• [Work required]
Copy exactly the lines that run from the top of the listing to the line containing "import * as", both ends included, and omit the pictures.
───
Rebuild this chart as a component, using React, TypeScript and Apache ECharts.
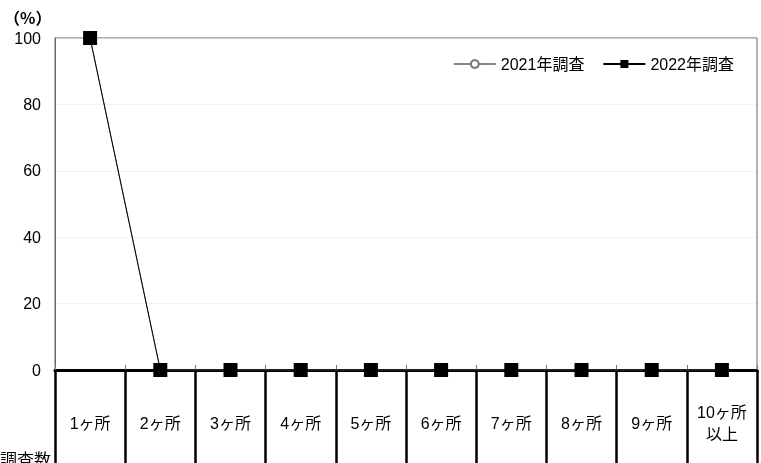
import React, { useEffect, useRef } from "react";
import * as echarts from "echarts";

const categories = ["1ヶ所", "2ヶ所", "3ヶ所", "4ヶ所", "5ヶ所", "6ヶ所", "7ヶ所", "8ヶ所", "9ヶ所", "10ヶ所\n以上"];
const values2021 = [100, 0, 0, 0, 0, 0, 0, 0, 0, 0];
const values2022 = [100, 0, 0, 0, 0, 0, 0, 0, 0, 0];
const seriesNames = ["2021年調査", "2022年調査"];
const yTicks = { min: 0, max: 100, interval: 20 };

const FONT = "'Liberation Sans', 'Noto Sans CJK JP', sans-serif";

export default function App() {
  const ref = useRef<HTMLDivElement>(null);
  useEffect(() => {
    if (!ref.current) return;
    const chart = echarts.init(ref.current, undefined, { renderer: "svg" });
    chart.setOption({
      animation: false,
      textStyle: { fontFamily: FONT },
      grid: [
        { left: 55, right: 4, top: 38, bottom: 93, show: true, borderColor: "#666", borderWidth: 1 },
        { left: 55, right: 4, top: 370, bottom: 0, show: false },
      ],
      legend: {
        right: 22,
        top: 51,
        itemWidth: 42,
        itemHeight: 10,
        itemGap: 18,
        textStyle: { fontSize: 16, color: "#000", fontFamily: FONT },
        data: seriesNames,
      },
      graphic: [
        { type: "text", left: 4, top: 9, style: { text: "（%）", fontSize: 16, fill: "#000", fontFamily: "'Noto Sans CJK JP', sans-serif", fontWeight: "bold" } },
        { type: "text", left: 0, top: 452, style: { text: "調査数", fontSize: 17, fill: "#000", fontFamily: FONT } },
      ],
      xAxis: [
        {
          type: "category",
          gridIndex: 0,
          data: categories,
          boundaryGap: true,
          axisLine: { lineStyle: { color: "#000", width: 3 } },
          axisTick: { show: true, inside: true, length: 5, lineStyle: { color: "#777", width: 1 } },
          axisLabel: {
            color: "#000",
            fontSize: 16,
            margin: 53,
            verticalAlign: "middle",
            lineHeight: 22,
            fontFamily: FONT,
          },
          splitLine: { show: false },
        },
        {
          type: "category",
          gridIndex: 1,
          data: categories,
          boundaryGap: true,
          axisLine: { show: false },
          axisTick: { show: false },
          axisLabel: { show: false },
          splitLine: { show: true, lineStyle: { color: "#000", width: 2.5 } },
        },
      ],
      yAxis: [
        {
          type: "value",
          gridIndex: 0,
          min: yTicks.min,
          max: yTicks.max,
          interval: yTicks.interval,
          axisLine: { show: true, lineStyle: { color: "#666", width: 1 } },
          axisTick: { show: false },
          axisLabel: { color: "#000", fontSize: 16, margin: 14, fontFamily: FONT },
          splitLine: { show: true, lineStyle: { color: "#e6e6d8", type: "dotted", width: 1 } },
        },
        {
          type: "value",
          gridIndex: 1,
          show: false,
          min: 0,
          max: 1,
        },
      ],
      series: [
        {
          name: seriesNames[0],
          type: "line",
          xAxisIndex: 0,
          yAxisIndex: 0,
          data: values2021,
          symbol: "circle",
          symbolSize: 7,
          lineStyle: { color: "#888", width: 1 },
          itemStyle: { color: "#fff", borderColor: "#777", borderWidth: 1 },
        },
        {
          name: seriesNames[1],
          type: "line",
          xAxisIndex: 0,
          yAxisIndex: 0,
          data: values2022,
          symbol: "rect",
          symbolSize: 14,
          lineStyle: { color: "#000", width: 1 },
          itemStyle: { color: "#000" },
        },
      ],
    });
    return () => chart.dispose();
  }, []);
  return <div ref={ref} style={{ position: "fixed", left: 0, top: 0, width: 761, height: 463 }} />;
}
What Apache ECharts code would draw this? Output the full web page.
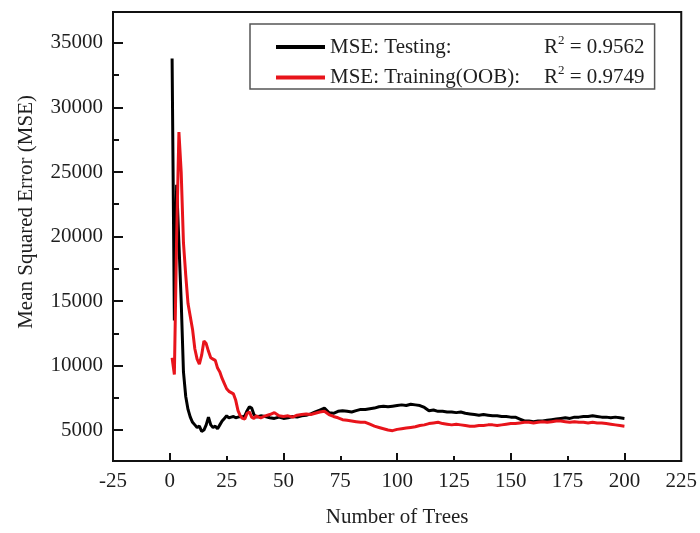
<!DOCTYPE html>
<html>
<head>
<meta charset="utf-8">
<script src="https://cdn.jsdelivr.net/npm/echarts@6/dist/echarts.min.js"></script>
<style>
html,body{margin:0;padding:0;background:#fff;}
#chart{width:700px;height:533px;}
</style>
</head>
<body>
<div id="chart"></div>
<script>
// Number of trees (x) and MSE values
var treesTest = [1,2,3,4,5,6,7,8,9,10,11,12,13,14,15,16,17,18,19,20,21,22,23,24,25,26,27,28,29,30,31,32,33,34,35,36,37,38,39,40,
  42,44,46,48,50,52,54,56,58,60,62,64,66,68,70,72,74,76,78,80,82,84,86,88,90,92,94,96,98,100,
  102,104,106,108,110,112,114,116,118,120,122,124,126,128,130,132,134,136,138,140,142,144,146,148,150,
  152,154,156,158,160,162,164,166,168,170,172,174,176,178,180,182,184,186,188,190,192,194,196,198,200];
var mseTesting = [33800,13500,24000,19500,15000,9500,7600,6600,6000,5600,5400,5200,5300,4900,5000,5400,6000,5400,5200,5300,5100,5400,5700,5900,6100,5950,6000,6050,5950,6000,6050,6000,6100,6500,6800,6700,6200,6000,6050,6100,
  6050,5950,5900,6000,5900,5950,6050,6000,6100,6150,6250,6400,6550,6700,6350,6300,6450,6500,6450,6400,6500,6600,6600,6650,6700,6800,6850,6800,6850,6900,
  6950,6900,7000,6950,6900,6750,6500,6550,6450,6450,6400,6400,6350,6400,6300,6250,6200,6150,6200,6150,6100,6100,6050,6050,6000,
  6000,5850,5700,5700,5650,5700,5700,5750,5800,5850,5900,5950,5900,6000,6000,6050,6050,6100,6050,6000,6000,5950,6000,5950,5900];
var treesTrain = treesTest;
var mseTraining = [10600,9300,20000,28100,25000,19500,17000,14800,13800,12800,11300,10500,10100,10800,11900,11700,11100,10600,10500,10400,9800,9500,9000,8600,8200,8000,7900,7800,7300,6500,6100,5900,5850,6300,6400,6000,5900,6100,6000,5950,
  6100,6200,6350,6100,6050,6100,6000,6150,6200,6250,6200,6300,6400,6450,6200,6050,5950,5800,5750,5700,5650,5600,5600,5450,5300,5200,5100,5000,4950,5050,
  5100,5150,5200,5250,5350,5400,5500,5550,5600,5500,5450,5400,5450,5400,5350,5300,5300,5350,5350,5400,5400,5350,5400,5450,5500,
  5500,5550,5600,5600,5550,5600,5650,5600,5650,5700,5700,5650,5600,5650,5600,5600,5550,5600,5550,5550,5500,5450,5400,5350,5300];

var seriesNames = ['Testing', 'Training'];
var legendLabels = ['MSE: Testing:', 'MSE: Training(OOB):'];
var r2Values = ['0.9562', '0.9749'];
var xMajorTicks = [0, 50, 100, 150, 200];
var xMinorTicks = [25, 75, 125, 175];
var yMajorTicks = [5000, 10000, 15000, 20000, 25000, 30000, 35000];
var yMinorTicks = [7500, 12500, 17500, 22500, 27500, 32500];

function pairs(xs, ys) { return xs.map(function (x, i) { return [x, ys[i]]; }); }

var FONT = 'Liberation Serif';
var TXT = '#1e1e1e';
var chart = echarts.init(document.getElementById('chart'), null, {renderer: 'canvas'});

var xBase = {type: 'value', min: -25, max: 225, position: 'bottom', splitLine: {show: false}};
var yBase = {type: 'value', min: 2600, max: 37400, position: 'left', splitLine: {show: false}};

chart.setOption({
  animation: false,
  backgroundColor: '#fff',
  grid: {left: 113, right: 16, top: 12, bottom: 71, show: true, borderColor: '#111', borderWidth: 2, backgroundColor: 'transparent'},
  xAxis: [
    Object.assign({}, xBase, {
      interval: 25,
      name: 'Number of Trees', nameLocation: 'middle', nameGap: 46,
      nameTextStyle: {fontFamily: FONT, fontSize: 21, color: TXT},
      axisLine: {onZero: false, lineStyle: {color: '#111', width: 2}},
      axisTick: {show: true, inside: true, length: 8, lineStyle: {color: '#111', width: 2}, customValues: xMajorTicks},
      axisLabel: {fontFamily: FONT, fontSize: 21, color: TXT, margin: 10, showMinLabel: true, showMaxLabel: true,
                  formatter: function (v) { return String(v); }}
    }),
    Object.assign({}, xBase, {
      interval: 25,
      axisLine: {show: false},
      axisTick: {show: true, inside: true, length: 5, lineStyle: {color: '#111', width: 2}, customValues: xMinorTicks},
      axisLabel: {show: false}
    })
  ],
  yAxis: [
    Object.assign({}, yBase, {
      axisLine: {onZero: false, lineStyle: {color: '#111', width: 2}},
      axisTick: {show: true, inside: true, length: 10, lineStyle: {color: '#111', width: 2}, customValues: yMajorTicks},
      axisLabel: {fontFamily: FONT, fontSize: 21, color: TXT, margin: 10, customValues: yMajorTicks,
                  formatter: function (v) { return String(v); }}
    }),
    Object.assign({}, yBase, {
      axisLine: {show: false, onZero: false},
      axisTick: {show: true, inside: true, length: 6, lineStyle: {color: '#111', width: 2}, customValues: yMinorTicks},
      axisLabel: {show: false}
    })
  ],
  legend: {
    orient: 'vertical', left: 250, top: 24,
    padding: [10, 10, 1, 26], itemGap: 7,
    borderColor: '#555', borderWidth: 1.5,
    icon: 'rect', itemWidth: 49, itemHeight: 4, itemStyle: {borderWidth: 0},
    data: seriesNames,
    formatter: function (name) {
      var i = seriesNames.indexOf(name);
      return '{a|' + legendLabels[i] + '}{r|R}{s|2}{v| = ' + r2Values[i] + '}';
    },
    textStyle: {
      fontFamily: FONT, fontSize: 21, color: TXT, padding: [0, 0, 0, 0],
      rich: {
        a: {fontFamily: FONT, fontSize: 21, color: TXT, width: 214, lineHeight: 26},
        r: {fontFamily: FONT, fontSize: 21, color: TXT, lineHeight: 26},
        s: {fontFamily: FONT, fontSize: 13, color: TXT, lineHeight: 26, verticalAlign: 'top', padding: [0, 0, 10, 0]},
        v: {fontFamily: FONT, fontSize: 21, color: TXT, lineHeight: 26}
      }
    }
  },
  graphic: [{
    type: 'text', left: 16, top: 95, rotation: Math.PI / 2,
    style: {text: 'Mean Squared Error (MSE)', font: '21px "Liberation Serif"', fill: TXT}
  }],
  series: [
    {name: seriesNames[0], type: 'line', xAxisIndex: 0, yAxisIndex: 0, showSymbol: false, data: pairs(treesTest, mseTesting),
     lineStyle: {color: '#000', width: 3}, itemStyle: {color: '#000'}},
    {name: seriesNames[1], type: 'line', xAxisIndex: 0, yAxisIndex: 0, showSymbol: false, data: pairs(treesTrain, mseTraining),
     lineStyle: {color: '#e8141b', width: 3}, itemStyle: {color: '#e8141b'}}
  ]
});
</script>
</body>
</html>
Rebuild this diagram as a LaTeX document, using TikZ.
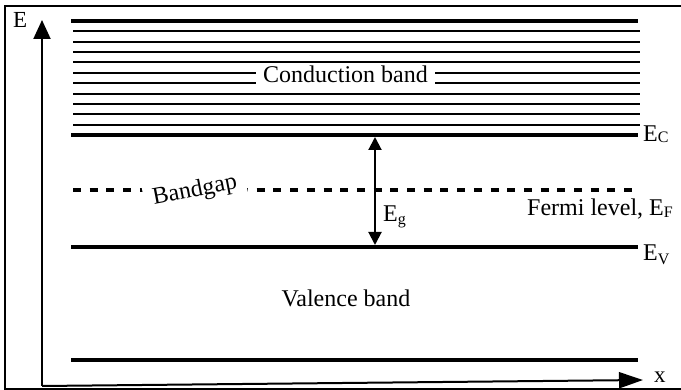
───
• [Problem solution]
Rebuild this chart as a component, using React, TypeScript and Apache ECharts.
import React, { useEffect, useRef } from "react";
import * as echarts from "echarts";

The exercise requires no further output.